– Как прикажете, – соглашается он. Несколько минут он, и ассистирующая ему Ольга Александровна Баумгартнер обрабатывают раны и довольно болезненно прочищают пулевую. Боль чувствую, но отстранённо, и потому спокойно веду беседу, рассказывая о воздушном бое. Из первых, так сказать, рук.
– Вы бы, голубчик, остались на ночь у нас? – предлагает Оттон Маркович, – Мало ли, может залихорадит!
– Ну…
– Оставайся! – вмешивается брат, – Здесь хоть спокойно выспишься!
– Заодно и отужинаете с нами, – тоном коварной соблазнительницы предлагает Ольга Александровна.
– Ну… эх, ладно! Соблазнительница коварная!
– А-а! – вскочив на койке, нашариваю висящую в изголовье кровати кобуру «Маузера», и с дикими глазами выцеливая…
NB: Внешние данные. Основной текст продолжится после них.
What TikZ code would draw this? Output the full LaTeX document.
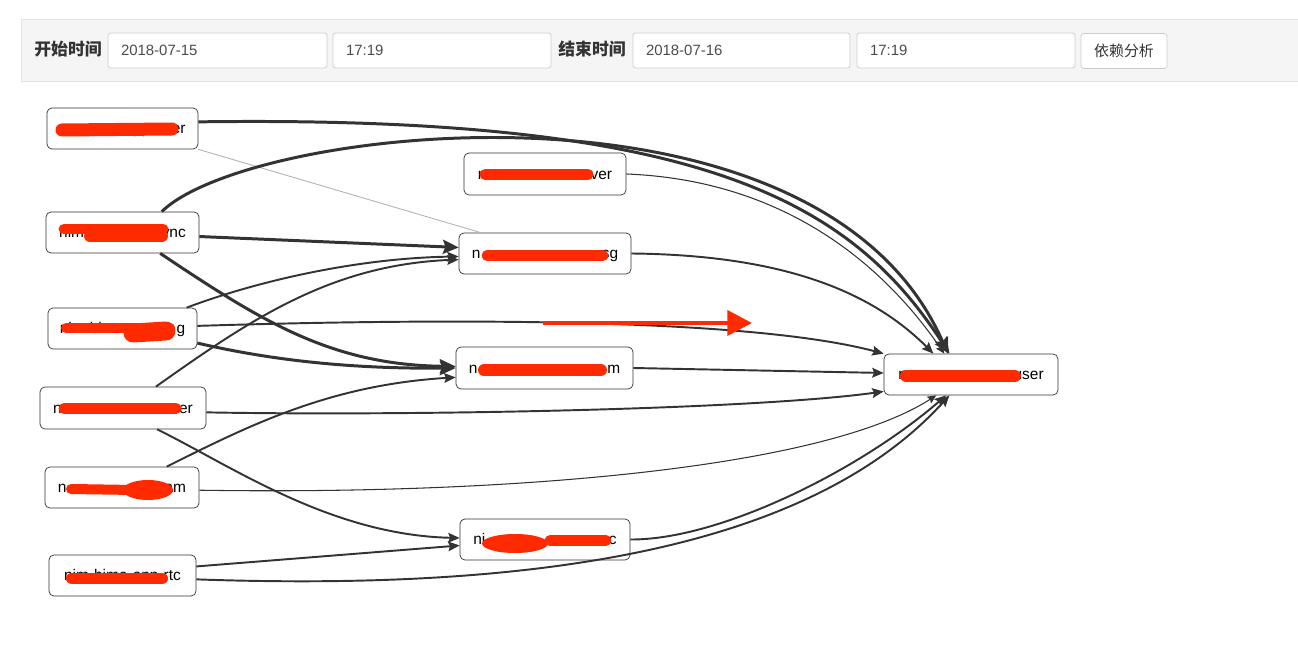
\documentclass[tikz,border=0pt]{standalone}
\usepackage{fontspec}
\setmainfont{Liberation Sans}
\newfontfamily\cjk{Noto Sans CJK SC}
\usetikzlibrary{arrows.meta}
\definecolor{ink}{RGB}{51,51,51}
\definecolor{redact}{RGB}{255,42,0}
\definecolor{barbg}{RGB}{245,245,245}
\definecolor{barline}{RGB}{227,227,227}
\definecolor{fieldline}{RGB}{204,204,204}
\begin{document}
\begin{tikzpicture}[x=0.02cm,y=-0.02cm,
    svc/.style={draw=ink, rounded corners=2.8pt, inner sep=0pt, minimum height=0.82cm, text height=6.2pt, text depth=0pt, font=\fontsize{8.8}{10.5}\selectfont},
    field/.style={draw=fieldline, fill=white, rounded corners=1.5pt, minimum height=0.7cm, inner xsep=0.26cm, align=left, text=black!70, font=\fontsize{8.5}{10}\selectfont},
    caption/.style={text=ink, font=\cjk\bfseries\fontsize{9.6}{11}\selectfont},
    dep/.style={draw=ink, line width=1.1pt, -{Stealth[length=6.5pt,width=5.5pt,inset=1pt]}},
    heavy/.style={dep, line width=1.7pt, -{Stealth[length=9pt,width=8pt,inset=1.5pt]}},
    light/.style={dep, line width=0.6pt, -{Stealth[length=5pt,width=4.5pt,inset=0.8pt]}},
    blot/.style={draw=redact, line cap=round}]
  \useasboundingbox (0,0) rectangle (1298,648);
  \filldraw[fill=barbg, draw=barline] (21,19) rectangle (1320,81);
  \node[caption] (T0) at (68,49) {开始时间};
  \node[field, text width=3.86cm] (D0) at (217.5,50.5) {2018-07-15};
  \node[field, text width=3.84cm] (C0) at (442,50.5) {17:19};
  \node[caption] (T1) at (592,49) {结束时间};
  \node[field, text width=3.82cm] (D1) at (741.5,50.5) {2018-07-16};
  \node[field, text width=3.84cm] (C1) at (966,50.5) {17:19};
  \node[field, minimum width=1.72cm, inner xsep=0pt, align=center, text=ink, font=\cjk\fontsize{8.5}{10}\selectfont] (go) at (1124,51) {依赖分析};
  \node[svc, minimum width=3.02cm] (A0_0) at (122.5,128.5) {\hspace*{42pt}pp-user};
  \node[svc, minimum width=3.06cm] (A0_1) at (122.5,232.5) {nim\hspace*{39.8pt}sync};
  \node[svc, minimum width=2.98cm] (A0_2) at (122.5,328.5) {nim-bima\hspace*{30.3pt}g};
  \node[svc, minimum width=3.32cm, minimum height=0.84cm] (A0_3) at (123,408) {n\hspace*{66.7pt}er};
  \node[svc, minimum width=3.08cm] (A0_4) at (122,487.5) {n\hspace*{55.8pt}am};
  \node[svc, minimum width=2.94cm] (A0_5) at (122.5,575.5) {nim-bima-app-rtc};
  \node[svc, minimum width=3.24cm, minimum height=0.84cm] (A1_0) at (545,174) {n\hspace*{59.3pt}ver};
  \node[svc, minimum width=3.44cm] (A1_1) at (545,253.5) {n\hspace*{69.2pt}sg};
  \node[svc, minimum width=3.54cm, minimum height=0.84cm] (A1_2) at (544.5,368) {n\hspace*{73.9pt}m};
  \node[svc, minimum width=3.40cm] (A1_3) at (545,539.5) {ni\hspace*{70.3pt}c};
  \node[svc, minimum width=3.48cm] (A2_0) at (971,374.5) {n\hspace*{60.7pt}user};
  \draw[black!30, line width=0.5pt] (A0_0.south east) -- (A1_1.162);
  \draw[heavy] (A0_0.5) .. controls (700,115) and (850,200) .. (A2_0.136);
  \draw[heavy] (A0_1.28) .. controls (250,125) and (820,60) .. (A2_0.138);
  \path (A0_1.-3) edge [heavy] (A1_1.176);
  \draw[heavy] (A0_1.-29) .. controls (260,320) and (330,365) .. (A1_2.179);
  \draw[dep] (A0_2.18) .. controls (260,280) and (360,258) .. (A1_1.182);
  \draw[dep] (A0_2.2) .. controls (450,318) and (750,318) .. (A2_0.north west);
  \draw[heavy] (A0_2.-11) .. controls (270,360) and (350,369) .. (A1_2.west);
  \draw[dep] (A0_3.33) .. controls (250,320) and (330,265) .. (A1_1.184);
  \draw[dep] (A0_3.-3) .. controls (400,416) and (750,410) .. (A2_0.191);
  \draw[dep] (A0_3.-32) .. controls (230,465) and (330,535) .. (A1_3.179);
  \draw[dep] (A0_4.25) .. controls (250,425) and (330,385) .. (A1_2.186);
  \draw[light] (A0_4.-2) .. controls (500,495) and (820,470) .. (A2_0.211);
  \path (A0_5.7) edge [dep] (A1_3.184);
  \draw[dep] (A0_5.-3) .. controls (500,590) and (800,560) .. (A2_0.224);
  \draw[light] (A1_0.east) .. controls (780,180) and (880,260) .. (A2_0.142);
  \draw[dep] (A1_1.east) .. controls (780,255) and (870,290) .. (A2_0.151);
  \path (A1_2.east) edge [dep] (A2_0.179);
  \draw[dep] (A1_3.east) .. controls (720,540) and (860,470) .. (A2_0.220);
  \draw[blot, line width=7.4pt] (62,130) -- (172,129);
  \draw[blot, line width=6.2pt] (64,229) -- (163,229);
  \draw[blot, line width=6.8pt] (90,236) -- (162,236);
  \draw[blot, line width=5.7pt] (66,328) -- (170,328);
  \draw[blot, line width=10.8pt] (133,333) -- (166,331);
  \draw[blot, line width=6.2pt] (64,408.5) -- (176,408.5);
  \draw[blot, line width=5.7pt] (71,489) -- (135,490);
  \fill[redact] (148,490) ellipse [x radius=25, y radius=10];
  \draw[blot, line width=6.8pt] (72,578.5) -- (162,578.5);
  \draw[blot, line width=6.2pt] (485,174.5) -- (588,174.5);
  \draw[blot, line width=6.2pt] (487,255.5) -- (603,255.5);
  \draw[blot, line width=6.8pt] (484,370) -- (601,370);
  \fill[redact] (515,543.5) ellipse [x radius=33, y radius=9.5];
  \draw[blot, line width=6.2pt] (550,540.5) -- (606,540.5);
  \draw[blot, line width=6.8pt] (906,376) -- (1015,376);
  \coordinate (m0) at (543,323);
  \coordinate (m1) at (752,323);
  \draw[redact, line width=2.8pt, -{Triangle[length=14pt,width=14pt]}] (m0) -- (m1);
\end{tikzpicture}
\end{document}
– В чём дело, голубчик?! – заскочивший в палату Эбергарт несколько нетрезв и изрядно встревожен, даже песне свалилось с переносья, удержавшись только на цепочке.
– Никак кошмар? – тоном опытного психиатра поинтересовался вошедший следом Чистович, што-то спешно дожёвывая и утирая рот салфеткой.
– А? Он самый… – никак не могу придти в себя, сердце до сих пор колотится…
– Ничего голубчик, – зажурчала профессионально поставленная речь, – вчерашнее событие не могло не сказаться…
– Да причём тут это?! Мне приснилось, што Фира замуж выходит, и не за меня!
После завтрака меня выписали, найдя состояние сносным.
– Вы уж, голубчик, поберегитесь, – попросил на прощание Оттон Маркович, – раны у вас из тех, что с одинаковым успехом могут как зажить за неделю, оставив незначительные шрамы, так и воспалиться, уложив вас на койку на долгие недели.
– Постараюсь, – отвечаю с некоторой неуверенностью, на што медик только вздыхает, скорбно поджав губы.
Раскланявшись с Гучковым, сажусь в присланное авто, и Чортушко, вопреки своему обыкновению, весьма деликатно доставляет меня на аэродром. Рассказав ещё раз подробности боя, падения и своих впечатлений, даю разрешение на полёты.
– Но! – подняв палец, разом затыкаю оглушительный рёв, – без какой-либо нагрузки! Это ясно!
– Прослежу, – обещает брат, обведя взглядом курсантов, и через несколько минут начинается подготовка к психической атаке. Проводив взглядом поочерёдно взлетевших курсантов, я сел разбираться с документацией. Не люблю… но надо!
Вечером уже, послонявшись по аэродрому и не находя себе места, вернулся в свою палатку, и взяв из футляра аккордеон, начал наигрывать всякое, поглядывая на деловитую суету.
А потом как-то само… пальцы пробежали по кнопкам, и…
Даже дядя Гиляй, соскочивший с коня, так и встал рядышком, держа его под уздцы и поглаживая по бархатистой шее. Работа на аэродроме замедлилась, а из моей души лилась песня…
– Да, – после длинного молчания сказал Владимир Алексеевич, будто вспомнивший што-то давнее, да не донца подзабытое, не зажившее толком, – так и было. Всё так… всё…
Нащупав в кармане трубочку, он принялся было искать кисет, но будто очнулся.
– Да! Я што прискакал-то! Британцы эвакуацию начали!